As battles between Good and Evil go, this is genre-bending. TPOD is complex and expansive. No red shirts!
The Night Man
Everyone who reads this prodigal son story loves it (but many haven’t read it). On a medical discharge from the Army, Ernest “Easy” Jack returns home to rural Michigan to train German Shepherds with his father. His high school sweetheart needs help. His dad’s on the shady side of a conspiracy involving dirty cops and a murderous real estate mogul.
The Night Man‘s plot is packed with action, but it’s Easy’s complex issues with war wounds, PTSD, and a checkered family history with his hometown which makes the story work on every level. If suspenseful thrillers are your thing, please do read this next.
Citizen Second Class
This makes my top five now because, though it’s set in a near-future dystopia, the story feels too relevant to what’s going on in the United States today. Kismet Beatriz comes from a military family but her nation has forgotten them. Democracy has collapsed and the hyper-wealthy (AKA the Select Few) have turned the Atlanta into a fortress.
Against a backdrop of food shortages, unemployment, secret police, and massive income disparity, Kismet must journey to New Atlanta. All she wants to do is feed her family, but fate has bigger plans for her.
Despite the grim premise, Citizen Second Class has funny and hopeful notes. The book I’m writing now is in the same world, earlier in the timeline. The next novel is darker, more like Crime and Punishment set at the end of the world. I’m often cynical and paranoid. Given the events of 2020, I wasn’t cynical and paranoid enough.
Amid Mortal Words
Man, this was fun to write, and it’s fun to read! A powerful book falls into the hands of an Air Force officer. Passages from the book can punish the guilty and work wonders for the innocent. This one book could set the world right. It might also condemn humanity to destruction.

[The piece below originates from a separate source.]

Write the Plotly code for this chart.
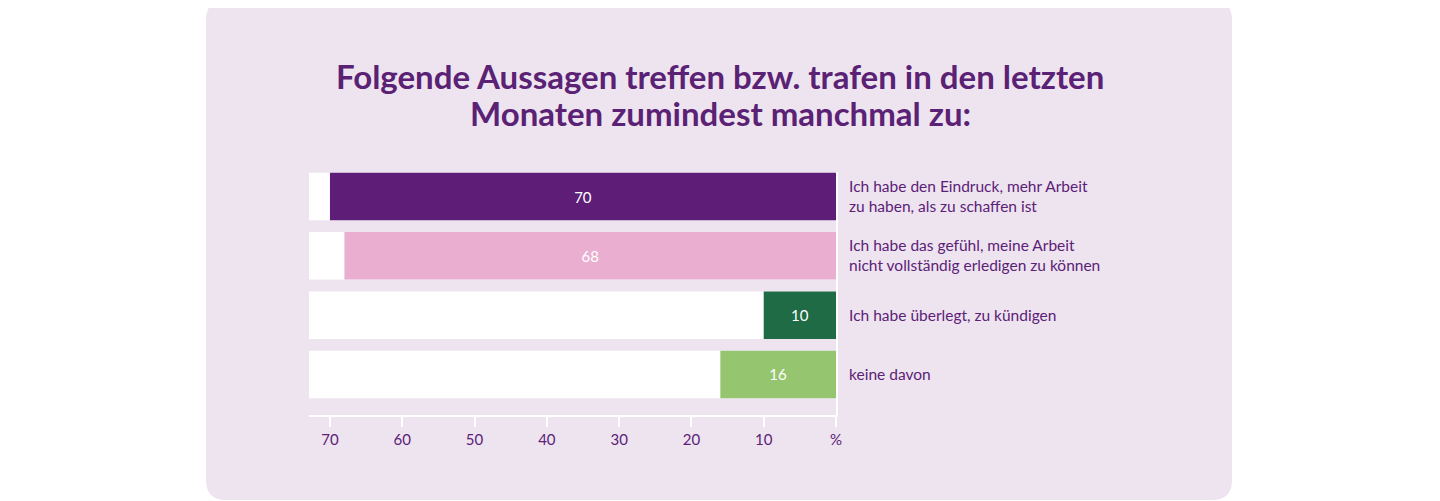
import plotly.graph_objects as go

# Datos del gráfico
titel_zeilen = [
    "Folgende Aussagen treffen bzw. trafen in den letzten",
    "Monaten zumindest manchmal zu:",
]
aussagen = [
    "Ich habe den Eindruck, mehr Arbeit<br>zu haben, als zu schaffen ist",
    "Ich habe das gefühl, meine Arbeit<br>nicht vollständig erledigen zu können",
    "Ich habe überlegt, zu kündigen",
    "keine davon",
]
werte = [70, 68, 10, 16]
farben = ["#5e1e78", "#eaaed0", "#1f6b45", "#95c56e"]
tick_werte = [70, 60, 50, 40, 30, 20, 10, 0]
tick_texte = ["70", "60", "50", "40", "30", "20", "10", "%"]

lila = "#5c2177"
hintergrund = "#ede4f0"
x_max = 72.9

pos = list(range(len(aussagen)))

fig = go.Figure()

# Weiße Hintergrundbalken (Spuren)
fig.add_trace(go.Bar(
    x=[x_max] * len(pos), y=pos, orientation="h",
    marker_color="white", marker_line_width=0,
    hoverinfo="skip", showlegend=False,
))

# Eigentliche Werte
fig.add_trace(go.Bar(
    x=werte, y=pos, orientation="h",
    marker_color=farben, marker_line_width=0,
    text=[str(w) for w in werte], textposition="inside",
    insidetextanchor="middle",
    textfont=dict(color="white", size=15, family="Lato"),
    showlegend=False,
))

# Seite hat 8px Rand, daher alles um 8px verschieben
off = 8
pl, pr, pt, pb = 309 - off, 836 - off, 172 - off, 415 - off
def px(x):
    return (x - off - pl) / (pr - pl)
def py(y):
    return (pb - (y - off)) / (pb - pt)

# Panel mit runden Ecken
x0, x1, y0, y1, r = 206, 1232, 0, 500, 20
path = (
    f"M {px(x0 + r)} {py(y0)} L {px(x1 - r)} {py(y0)} "
    f"Q {px(x1)} {py(y0)} {px(x1)} {py(y0 + r)} "
    f"L {px(x1)} {py(y1 - r)} Q {px(x1)} {py(y1)} {px(x1 - r)} {py(y1)} "
    f"L {px(x0 + r)} {py(y1)} Q {px(x0)} {py(y1)} {px(x0)} {py(y1 - r)} "
    f"L {px(x0)} {py(y0 + r)} Q {px(x0)} {py(y0)} {px(x0 + r)} {py(y0)} Z"
)
fig.add_shape(type="path", path=path, xref="paper", yref="paper",
              fillcolor=hintergrund, line_width=0, layer="below")

# Titel als zwei Zeilen (engerer Zeilenabstand als bei <br>)
for zeile, ypix in zip(titel_zeilen, [76, 113]):
    fig.add_annotation(
        text=zeile, xref="paper", yref="paper",
        x=px(720), y=py(ypix), xanchor="center", yanchor="middle",
        showarrow=False,
        font=dict(family="Lato", size=33, color="#5a2174", weight="bold"),
    )

fig.update_layout(
    width=1440, height=501,
    margin=dict(l=pl, r=1440 - pr, t=pt, b=501 - pb),
    paper_bgcolor="white", plot_bgcolor="rgba(0,0,0,0)",
    barmode="overlay", bargap=0.2,
    font=dict(family="Lato", color=lila, size=15),
    xaxis=dict(
        range=[x_max, 0], tickvals=tick_werte, ticktext=tick_texte,
        showgrid=False, zeroline=False,
        showline=True, linecolor="white", linewidth=2,
        ticks="outside", ticklen=10, tickcolor="white", tickwidth=2,
        tickfont=dict(size=15, color=lila),
    ),
    yaxis=dict(
        range=[3.683, -0.413], side="right",
        tickvals=pos, ticktext=aussagen,
        showgrid=False, zeroline=False,
        showline=True, linecolor="white", linewidth=2,
        ticks="", ticklabelstandoff=8,
        tickfont=dict(size=15.5, color=lila),
    ),
)

fig.write_html("out.html")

This is twisty and fun, but readers often find it thought-provoking. If you’ve ever dreamed of being king or queen for a day, Amid Mortal Words is your next binge read.
AFTER Life
Readers often identify me as a zombie writer, but I only have two zombie trilogies. This Plague of Days was the first. After TPOD, I thought I’d done everything I could do in the genre that would feel fresh. Then along came AFTER, and I received new inspiration.

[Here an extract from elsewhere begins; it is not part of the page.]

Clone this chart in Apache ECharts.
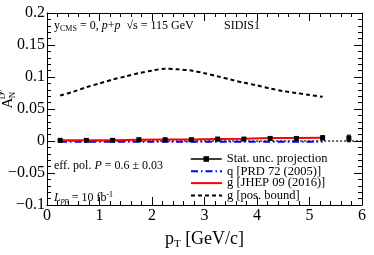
<!DOCTYPE html>
<html><head><meta charset="utf-8">
<script src="https://cdn.jsdelivr.net/npm/echarts@6/dist/echarts.min.js"></script>
<style>html,body{margin:0;padding:0;background:#fff}#c{width:374px;height:255px}</style>
</head><body><div id="c"></div>
<script>
// ---- data ----
const statX = [0.25,0.75,1.25,1.75,2.25,2.75,3.25,3.75,4.25,4.75,5.25,5.75];
const statY = [0.001,0.001,0.001,0.002,0.002,0.002,0.003,0.003,0.004,0.004,0.005,0.004];
const statErr = [0.0015,0.0015,0.0015,0.0015,0.0015,0.0015,0.0015,0.0015,0.002,0.002,0.003,0.005];
const qX = [0.25,0.75,1.25,1.75,2.25,2.75,3.25,3.75,4.25,4.75,5.25];
const qY = [-0.001,-0.001,-0.001,-0.001,-0.001,-0.001,-0.001,-0.001,-0.001,-0.001,-0.001];
const gX = [0.25,0.75,1.25,1.75,2.25,2.75,3.25,3.75,4.25,4.75,5.25];
const gY = [0.001,0.001,0.0012,0.002,0.0025,0.0025,0.003,0.0035,0.0045,0.0045,0.005];
const zeroX = [0.25,6];
const zeroY = [0,0];
const posX = [0.25,0.5,0.75,1.0,1.25,1.5,1.75,2.0,2.25,2.5,2.75,3.0,3.25,3.5,3.75,4.0,4.25,4.5,4.75,5.0,5.25];
const posY = [0.071,0.077,0.084,0.090,0.096,0.101,0.106,0.110,0.113,0.112,0.110,0.106,0.101,0.096,0.091,0.087,0.082,0.078,0.075,0.072,0.069];
const xTicks = ['0','1','2','3','4','5','6'];
const yTickMap = {'0.2':'0.2','0.15':'0.15','0.1':'0.1','0.05':'0.05','0':'0','-0.05':'\u22120.05','-0.1':'\u22120.1'};
const seriesNames = ['Stat. unc. projection','q [PRD 72 (2005)]','g [JHEP 09 (2016)]','g [pos. bound]'];

const FONT = 'Liberation Serif';
const zip = (a,b) => a.map((v,i)=>[v,b[i]]);

const chart = echarts.init(document.getElementById('c'), null, {renderer:'canvas'});
const axBase = {
  type:'value', axisLine:{show:true, onZero:false, lineStyle:{color:'#000', width:1}},
  splitLine:{show:false},
  axisTick:{show:true, inside:true, length:8, lineStyle:{color:'#000'}},
  minorTick:{show:true, splitNumber:5, length:4, lineStyle:{color:'#000'}}
};
const noSym = {color:'rgba(0,0,0,0)', borderWidth:0, opacity:0};
const legendTops = [152.5, 164.8, 176.6, 189];
const legendItems = [
  {name:seriesNames[0], lineStyle:{width:1.5, color:'#000', opacity:1}},
  {name:seriesNames[1], itemStyle:noSym},
  {name:seriesNames[2], itemStyle:noSym},
  {name:seriesNames[3], itemStyle:noSym}
];
const option = {
  animation:false,
  grid:{left:47, right:12, top:13, bottom:42},
  xAxis:[
    Object.assign({}, axBase, {min:0, max:6, interval:1, position:'bottom',
      axisLabel:{fontFamily:FONT, fontSize:16, color:'#000', margin:3,
        formatter:v=>xTicks[Math.round(v)]},
      name:'{m|p}{s|T}{m| [GeV/c]}', nameLocation:'middle', nameGap:24,
      nameTextStyle:{rich:{m:{fontFamily:FONT,fontSize:18,color:'#000'},s:{fontFamily:FONT,fontSize:11,color:'#000',verticalAlign:'bottom',padding:[10,0,0,0]}}}}),
    Object.assign({}, axBase, {min:0, max:6, interval:1, position:'top', axisLabel:{show:false}})
  ],
  yAxis:[
    Object.assign({}, axBase, {min:-0.1, max:0.2, interval:0.05, position:'left',
      axisLabel:{fontFamily:FONT, fontSize:16, color:'#000', margin:2,
        formatter:v=>yTickMap[String(Math.round(v*100)/100)]}}),
    Object.assign({}, axBase, {min:-0.1, max:0.2, interval:0.05, position:'right', axisLabel:{show:false}})
  ],
  legend: legendItems.map((it,i)=>({
    orient:'vertical', left:190, top:legendTops[i], padding:0, itemWidth:31, itemHeight:7,
    textStyle:{fontFamily:FONT, fontSize:12.5, color:'#000'},
    selectedMode:false, data:[it]
  })),
  series:[
    {name:'zero', type:'line', data:zip(zeroX,zeroY), symbol:'none', silent:true,
      lineStyle:{color:'#000', width:1.2, type:[2,2]}},
    {name:seriesNames[1], type:'line', data:zip(qX,qY), symbol:'none',
      lineStyle:{color:'#0000ff', width:2, type:[7,3,1.5,3]}, itemStyle:{color:'#0000ff'}},
    {name:seriesNames[2], type:'line', data:zip(gX,gY), symbol:'none',
      lineStyle:{color:'#ff0000', width:2}, itemStyle:{color:'#ff0000'}},
    {name:seriesNames[3], type:'line', data:zip(posX,posY), symbol:'none', smooth:0.3,
      lineStyle:{color:'#000', width:2, type:[4,3]}, itemStyle:{color:'#000'}},
    {name:seriesNames[0], type:'line', data:zip(statX,statY), symbol:'rect', symbolSize:5,
      itemStyle:{color:'#000'}, lineStyle:{width:0, color:'#000'}, z:5},
    {name:'err', type:'custom', z:6, silent:true,
      data:statX.map((x,i)=>[x,statY[i],statErr[i]]),
      renderItem:(params, api)=>{
        const x=api.value(0), y=api.value(1), e=api.value(2);
        const hi=api.coord([x,y+e]), lo=api.coord([x,y-e]);
        const st={stroke:'#000', lineWidth:1.2};
        return {type:'group', children:[
          {type:'line', shape:{x1:hi[0],y1:hi[1],x2:lo[0],y2:lo[1]}, style:st},
          {type:'line', shape:{x1:hi[0]-2,y1:hi[1],x2:hi[0]+2,y2:hi[1]}, style:st},
          {type:'line', shape:{x1:lo[0]-2,y1:lo[1],x2:lo[0]+2,y2:lo[1]}, style:st}
        ]};
      }}
  ],
  graphic:[
    {type:'text', left:54, top:20, style:{rich:{
        n:{fontFamily:FONT,fontSize:12,fill:'#000'},
        s:{fontFamily:FONT,fontSize:8,fill:'#000',padding:[6,0,0,0]},
        i:{fontFamily:FONT,fontSize:12,fontStyle:'italic',fill:'#000'}},
      text:'{n|y}{s|CMS}{n| = 0, }{i|p}{n|+}{i|p}{n|  \u221As = 115 GeV}'}},
    {type:'text', left:224, top:20, style:{text:'SIDIS1', fontFamily:FONT, fontSize:12, fill:'#000'}},
    {type:'text', left:54, top:160, style:{rich:{
        n:{fontFamily:FONT,fontSize:12,fill:'#000'},
        i:{fontFamily:FONT,fontSize:12,fontStyle:'italic',fill:'#000'}},
      text:'{n|eff. pol. }{i|P}{n| = 0.6 \u00B1 0.03}'}},
    {type:'text', left:54, top:191, style:{rich:{
        i:{fontFamily:FONT,fontSize:12,fontStyle:'italic',fill:'#000'},
        si:{fontFamily:FONT,fontSize:8,fontStyle:'italic',fill:'#000',padding:[6,0,0,0]},
        n:{fontFamily:FONT,fontSize:12,fill:'#000'},
        sp:{fontFamily:FONT,fontSize:8,fill:'#000',padding:[0,0,6,0]}},
      text:'{i|L}{si|pp}{n| = 10 fb}{sp|-1}'}},
    {type:'text', x:16, y:103, rotation:Math.PI/2, style:{text:'A', fontFamily:FONT, fontSize:15, fill:'#000', align:'center', verticalAlign:'bottom'}},
    {type:'text', x:17, y:95, rotation:Math.PI/2, style:{text:'N', fontFamily:FONT, fontSize:9, fill:'#000', align:'center', verticalAlign:'bottom'}},
    {type:'text', x:7, y:96, rotation:Math.PI/2, style:{text:'D', fontFamily:FONT, fontSize:9, fill:'#000', align:'center', verticalAlign:'bottom'}},
    {type:'text', x:4, y:91.5, rotation:Math.PI/2, style:{text:'0', fontFamily:FONT, fontSize:7, fill:'#000', align:'center', verticalAlign:'bottom'}}
  ]
};
chart.setOption(option);
</script></body></html>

Artificial Facilitation Therapy for Enhanced Response was supposed to be a medical miracle based in nanotechnology. Weaponized, we get zombies.
The twist: The AI infecting our brains is evolving and wants to understand and improve humans. The action is non-stop, but underneath it all the infected are still conscious humans, horrified at what they are forced to do.
This Plague of Days is a supernatural horror epic. AFTER Life is the journey where science fiction curves right as humanity goes awry. It ends up in a fascinating place at the end of the trilogy. Love it! I hope you will, too.